I built a browser-based tool that uses Vision-Language Models (VLMs) to detect objects in satellite imagery via natural language prompts. Draw a polygon on the map, type what you want to find (e.g., "swimming pools," "oil tanks," "solar panels"), and the system scans tile-by-tile, projecting bounding boxes back onto the globe as GeoJSON.
The pipeline: pick zoom level + prompt → slice map into mercantile tiles → feed each tile + prompt to VLM → create bounding boxes → project to WGS84 coordinates → render on map.
No login required for the demo. Works well for distinct structures zero-shot; struggles with dense/occluded objects where narrow YOLO models still win.

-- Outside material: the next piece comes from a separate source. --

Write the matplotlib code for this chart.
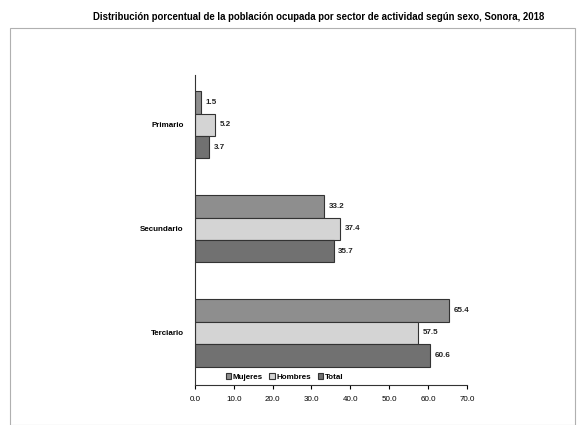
import numpy as np
import matplotlib
matplotlib.use("Agg")
import matplotlib.pyplot as plt
from matplotlib.patches import Rectangle

# data
sectores = ["Primario", "Secundario", "Terciario"]
series = ["Mujeres", "Hombres", "Total"]
mujeres = [1.5, 33.2, 65.4]
hombres = [5.2, 37.4, 57.5]
total = [3.7, 35.7, 60.6]
xticks = [0, 10, 20, 30, 40, 50, 60, 70]

colors = ["#8e8e8e", "#d4d4d4", "#717171"]
plt.rcParams['font.family'] = ['Liberation Sans', 'DejaVu Sans']

fig = plt.figure(figsize=(5.8, 4.25), dpi=100)
fig.patch.set_facecolor("white")
fig.add_artist(Rectangle((0.017, 0.0), 0.975, 0.935, transform=fig.transFigure,
                         fill=False, edgecolor="#b0b0b0", linewidth=0.8))

ax = fig.add_axes([0.336, 0.094, 0.469, 0.73])
y = np.arange(len(sectores))
h = 0.215
for k, (vals, name) in enumerate(zip([mujeres, hombres, total], series)):
    pos = y + (k - 1) * h
    bars = ax.barh(pos, vals, height=h, color=colors[k], edgecolor="#333333",
                   linewidth=0.8, label=name)
    for b, v in zip(bars, vals):
        ax.text(v + 1.2, b.get_y() + b.get_height() / 2, f"{v:.1f}",
                va="center", ha="left", fontsize=5.8, fontweight="bold", color="#222222")

ax.set_ylim(2.5, -0.48)
ax.set_xlim(0, 70)
ax.set_yticks(y)
ax.set_yticklabels(sectores, fontsize=5.8, fontweight="bold")
ax.set_xticks(xticks)
ax.set_xticklabels([f"{t:.1f}" for t in xticks], fontsize=5.8)
ax.tick_params(axis="y", length=0, pad=8)
ax.tick_params(axis="x", length=3, width=0.8, pad=5)
for s in ["top", "right"]:
    ax.spines[s].set_visible(False)
ax.spines["left"].set_color("#333333")
ax.spines["bottom"].set_color("#333333")

ax.legend(loc="lower center", bbox_to_anchor=(0.33, -0.01), ncol=3, frameon=False,
          handlelength=0.7, handleheight=0.7, handletextpad=0.2,
          columnspacing=0.8, prop={'weight': 'bold', 'size': 5.8})

fig.text(0.55, 0.96, "Distribución porcentual de la población ocupada por sector de actividad según sexo, Sonora, 2018",
         ha="center", va="center", fontsize=6.9, fontweight="bold")

fig.savefig("out.png", dpi=100)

Dupe yesterday with ~50 points and ~20 comments:
https://news.ycombinator.com/item?id=47305979
That's actually tomorrow (check the submission IDs & hover over the submission time on this). This is an accidental SCP fail.
They've submitted basically the same thing 4 times: https://news.ycombinator.com/submitted?id=eyasu6464
I assume this is a marketing strategy. It feels a bit dishonest.
Neat. I was recently wondering if there was a way to find houses in my area that had roof-top solar, just to get an idea of how common it was.
Since this post is a dupe, here's a video demonstrating a similar but different app I made: https://www.youtube.com/watch?v=EjH0kMEz4YY
Find me large outcroppings of gold, or gold particles in tree canopies please
did you just make Danti?
[dead]